Uma das sugestões apresentadas por Sônia é respirar fundo e expirar vagarosamente. Os padecentes, revolvendo-se sobre os colchões, na maioria, não conseguem paciência para cumprir, dentro da métrica, como pensa a conselheira. Sônia ocupa seu espaço, se diz padecer de fuga do sono, e transmite princípios práticos para reaver o mergulho no mundo dos sonhos. Dá entrevista a um portador de jaleco branco e discute as possibilidades e impossibilidades do róseo (desculpe, amigo poeta e escritor Wellington Pereira – me apossei do título de um dos seus livros).
O médico acresce atalhos cientificamente comprovados: ligar música clássica, imaginar paisagens exuberantes em flores, lago de águas calmas, rio correndo; enfim, se socorre das prodigalidades da natureza. Sônia é a atriz que finge a insone. Paciente impaciente, se mexendo no sofá, gesticulando em desmedida. Sei de um viciado em jogo do bicho (aqui na Paraíba licitado pelo governador João Agripino Filho, quando ocupante da cadeira-mor do Palácio da Redenção) – até então, era contravenção – o viciado largava os possuídos minchos na borboleta. Só nela apostava. Sonhava quase toda noite com a namorada que perdeu.
Moça é borboleta na cabeça. O tal era antônimo. Sono pesado. Quando tardava o peso das pálpebras, preparava um suco de maracujá. Se ele pudesse participar da bendita entrevista com a dupla da telinha daria a receita da fruta. Mas, continua a conversa: Sônia no bate-bola com o arremedo de doutor, cujo nome esqueci. Desejaria que voltassem à telinha, mas, como já disse, solapam minha vontade em escutá-los em reprise. Mesmo porque, vez ou outra, a ladra me visita e me consola com duas horas a menos do previsto.

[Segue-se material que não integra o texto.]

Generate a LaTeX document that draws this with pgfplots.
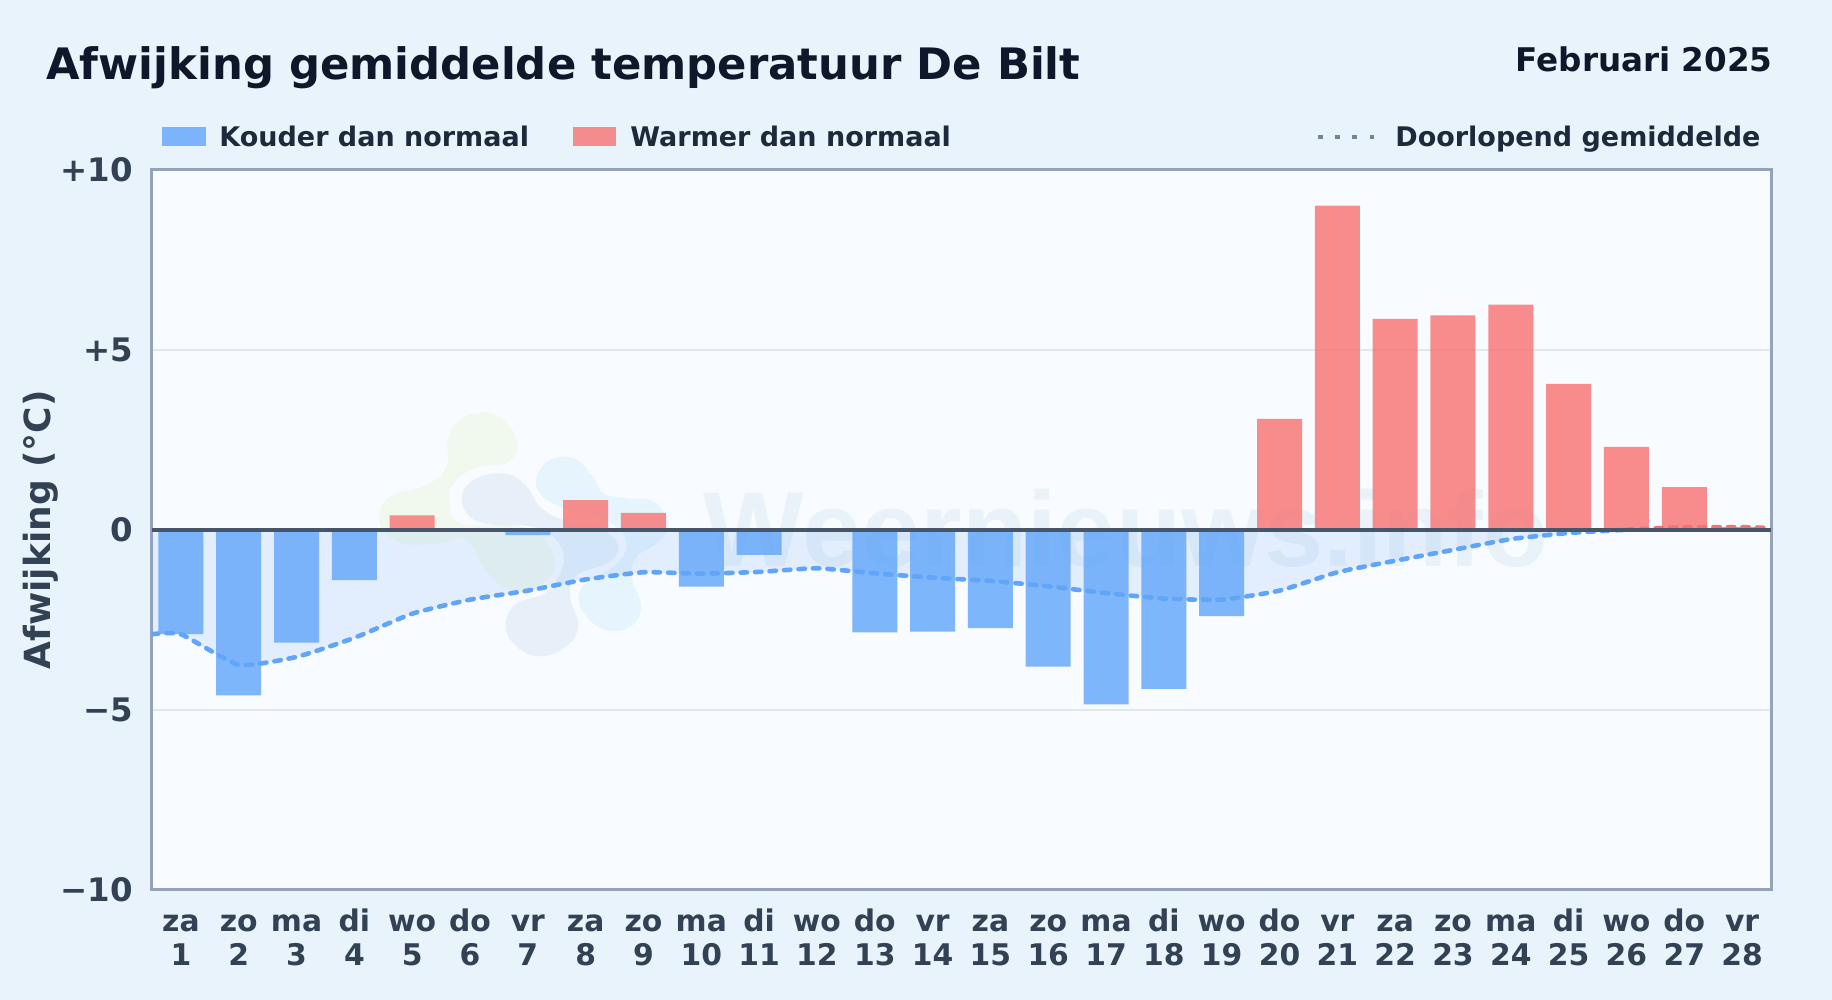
\documentclass[border=0pt]{standalone}
\usepackage{pgfplots}
\usepackage{fontspec}
\pgfplotsset{compat=1.18}
\setmainfont{DejaVu Sans}[BoldFont={DejaVu Sans Bold}]
\newfontfamily\wmfont{Liberation Sans Bold}

\definecolor{pagebg}{HTML}{E8F3FC}
\definecolor{plotbg}{HTML}{F8FBFF}
\definecolor{koud}{HTML}{60A5FA}
\definecolor{warm}{HTML}{F87171}
\definecolor{rand}{HTML}{94A3B8}
\definecolor{rooster}{HTML}{DFE7EF}
\definecolor{nul}{HTML}{475569}
\definecolor{titel}{HTML}{0F172A}
\definecolor{tekst}{HTML}{1E293B}
\definecolor{as}{HTML}{334155}
\definecolor{wmtekst}{HTML}{E9F1F9}
\definecolor{wmgroen}{HTML}{F1F8EE}
\definecolor{wmgrijs}{HTML}{E7F0F8}
\definecolor{wmblauw}{HTML}{E6F4FE}

% two-line day label with a fixed baseline
\newcommand{\dl}[2]{\strut#1\\\strut#2}

\begin{document}
\begin{tikzpicture}
  % everything outside the axis is placed in image pixels (1px = 0.5pt)
  \begin{scope}[shift={(-76pt,445pt)},x=0.5pt,y=-0.5pt]
    \fill[pagebg] (0,0) rectangle (1832,1000);
    \fill[plotbg] (152,169.5) rectangle (1771,890);
    % watermark
    \node[anchor=base west,inner sep=0pt,text=wmtekst] at (703,567)
      {\fontsize{53.3pt}{53.3pt}\wmfont Weernieuws.info};
    \begin{scope}[shift={(360,400)},x=0.1667pt,y=-0.1667pt]
      \fill[wmgroen] plot[smooth cycle,tension=0.7] coordinates {
        (320,48) (410,45) (470,120) (445,185) (345,205) (280,250) (270,310)
        (300,370) (450,375) (540,405) (580,470) (570,530) (500,570) (430,560)
        (370,500) (320,420) (240,430) (130,430) (70,390) (60,330) (100,285)
        (200,255) (260,200) (265,110)};
      \fill[wmgrijs] plot[smooth cycle,tension=0.7] coordinates {
        (305,290) (350,235) (440,222) (500,260) (540,320) (610,360) (720,385)
        (775,440) (740,490) (650,525) (630,590) (655,680) (610,745) (530,768)
        (460,730) (437,670) (470,610) (560,575) (610,490) (590,420) (520,380)
        (400,375) (330,350)};
      \fill[wmblauw] plot[smooth cycle,tension=0.7] coordinates {
        (530,230) (570,180) (640,175) (695,225) (730,280) (800,295) (880,305)
        (925,370) (890,430) (830,470) (815,530) (843,620) (810,680) (740,690)
        (680,650) (655,590) (690,540) (760,500) (800,440) (770,380) (680,340)
        (600,320) (540,280)};
    \end{scope}
    % title and legend
    \node[anchor=base west,inner sep=0pt,text=titel] at (46,80)
      {\fontsize{21.67pt}{21.67pt}\selectfont\bfseries Afwijking gemiddelde temperatuur De Bilt};
    \node[anchor=base east,inner sep=0pt,text=titel] at (1773,72)
      {\fontsize{16.3pt}{16.3pt}\selectfont\bfseries Februari 2025};
    \fill[koud,opacity=0.8] (162,127) rectangle (206,146);
    \node[anchor=base west,inner sep=0pt,text=tekst] at (219,147)
      {\fontsize{13.5pt}{13.5pt}\selectfont\bfseries Kouder dan normaal};
    \fill[warm,opacity=0.8] (573,127) rectangle (616,146);
    \node[anchor=base west,inner sep=0pt,text=tekst] at (630,147)
      {\fontsize{13.5pt}{13.5pt}\selectfont\bfseries Warmer dan normaal};
    \draw[rand!60!nul,line width=2.4pt,dash pattern=on 2.5pt off 6.1pt] (1318,137) -- (1374,137);
    \node[anchor=base west,inner sep=0pt,text=tekst] at (1395,147)
      {\fontsize{13.5pt}{13.5pt}\selectfont\bfseries Doorlopend gemiddelde};
  \end{scope}

  \begin{axis}[
      at={(0,0)}, anchor=south west,
      scale only axis,
      width=809.5pt, height=360.25pt,
      xmin=0.5, xmax=28.5,
      ymin=-10, ymax=10,
      xtick={1,...,28},
      ytick={-10,-5,0,5,10},
      yticklabels={−10,−5,0,+5,+10},
      xticklabels={\dl{za}{1},\dl{zo}{2},\dl{ma}{3},\dl{di}{4},\dl{wo}{5},\dl{do}{6},\dl{vr}{7},\dl{za}{8},\dl{zo}{9},\dl{ma}{10},\dl{di}{11},\dl{wo}{12},\dl{do}{13},\dl{vr}{14},\dl{za}{15},\dl{zo}{16},\dl{ma}{17},\dl{di}{18},\dl{wo}{19},\dl{do}{20},\dl{vr}{21},\dl{za}{22},\dl{zo}{23},\dl{ma}{24},\dl{di}{25},\dl{wo}{26},\dl{do}{27},\dl{vr}{28}},
      major tick length=0pt,
      ymajorgrids,
      major grid style={rooster,line width=1pt},
      axis line style={rand,line width=1.5pt},
      xticklabel style={align=center,text=as,font=\fontsize{14.9pt}{17pt}\selectfont\bfseries,yshift=-5.25pt},
      yticklabel style={text=as,font=\fontsize{16.2pt}{17pt}\selectfont\bfseries,xshift=-6pt},
      ylabel={Afwijking (°C)},
      every axis y label/.style={at={(axis description cs:-0.0688,0.5)},rotate=90,anchor=center},
      ylabel style={text=as,font=\fontsize{18pt}{18pt}\selectfont\bfseries},
      clip=true,
    ]

    % area under the running mean
    \addplot[draw=none,fill=koud,fill opacity=0.14,smooth,tension=0.3] coordinates {
      (0.5,-2.9) (1,-2.9) (2,-3.75) (3,-3.53) (4,-3.0) (5,-2.33) (6,-1.94) (7,-1.69)
      (8,-1.38) (9,-1.18) (10,-1.22) (11,-1.17) (12,-1.07) (13,-1.21) (14,-1.33)
      (15,-1.42) (16,-1.57) (17,-1.76) (18,-1.91) (19,-1.94) (20,-1.69) (21,-1.18)
      (22,-0.86) (23,-0.56) (24,-0.26) (25,-0.09) (26,0)
    } \closedcycle;

    % colder days
    \addplot[ybar,bar shift=0pt,bar width=22.5pt,draw=none,fill=koud,fill opacity=0.8] coordinates {
      (1,-2.9) (2,-4.6) (3,-3.13) (4,-1.4) (7,-0.15) (10,-1.58) (11,-0.7)
      (13,-2.85) (14,-2.83) (15,-2.73) (16,-3.8) (17,-4.85) (18,-4.42) (19,-2.4)
    };
    % warmer days
    \addplot[ybar,bar shift=0pt,bar width=22.5pt,draw=none,fill=warm,fill opacity=0.8] coordinates {
      (5,0.4) (8,0.82) (9,0.47) (20,3.08) (21,9.0) (22,5.85) (23,5.95) (24,6.25)
      (25,4.05) (26,2.3) (27,1.18) (28,0.07)
    };

    % running mean
    \addplot[koud,line width=2.3pt,line cap=round,dash pattern=on 3.2pt off 4.05pt,smooth,tension=0.3] coordinates {
      (0.5,-2.9) (1,-2.9) (2,-3.75) (3,-3.53) (4,-3.0) (5,-2.33) (6,-1.94) (7,-1.69)
      (8,-1.38) (9,-1.18) (10,-1.22) (11,-1.17) (12,-1.07) (13,-1.21) (14,-1.33)
      (15,-1.42) (16,-1.57) (17,-1.76) (18,-1.91) (19,-1.94) (20,-1.69) (21,-1.18)
      (22,-0.86) (23,-0.56) (24,-0.26) (25,-0.09) (26,0)
    };
    \addplot[warm,line width=2.3pt,line cap=round,dash pattern=on 3.2pt off 4.05pt,smooth,tension=0.3] coordinates {
      (26,0) (27,0.07) (28,0.07) (28.5,0.05)
    };

    % zero line
    \addplot[nul,line width=2pt] coordinates {(0.5,0) (28.5,0)};
  \end{axis}
\end{tikzpicture}
\end{document}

Todo o rodeio da conversa culmina com a indicação de uma medicação lançada, sem contraindicações ou efeitos desagradáveis adversos. Todo o blábláblá para o comercial. Sônia toma um comprimidinho, o médico sai de cena, o livro fica aberto e o visor se apaga. Propaganda enganosa? Tenho quase certeza que não mostraram mais as faces no Face. Estão dormindo profundamente, a bandeiras despregadas.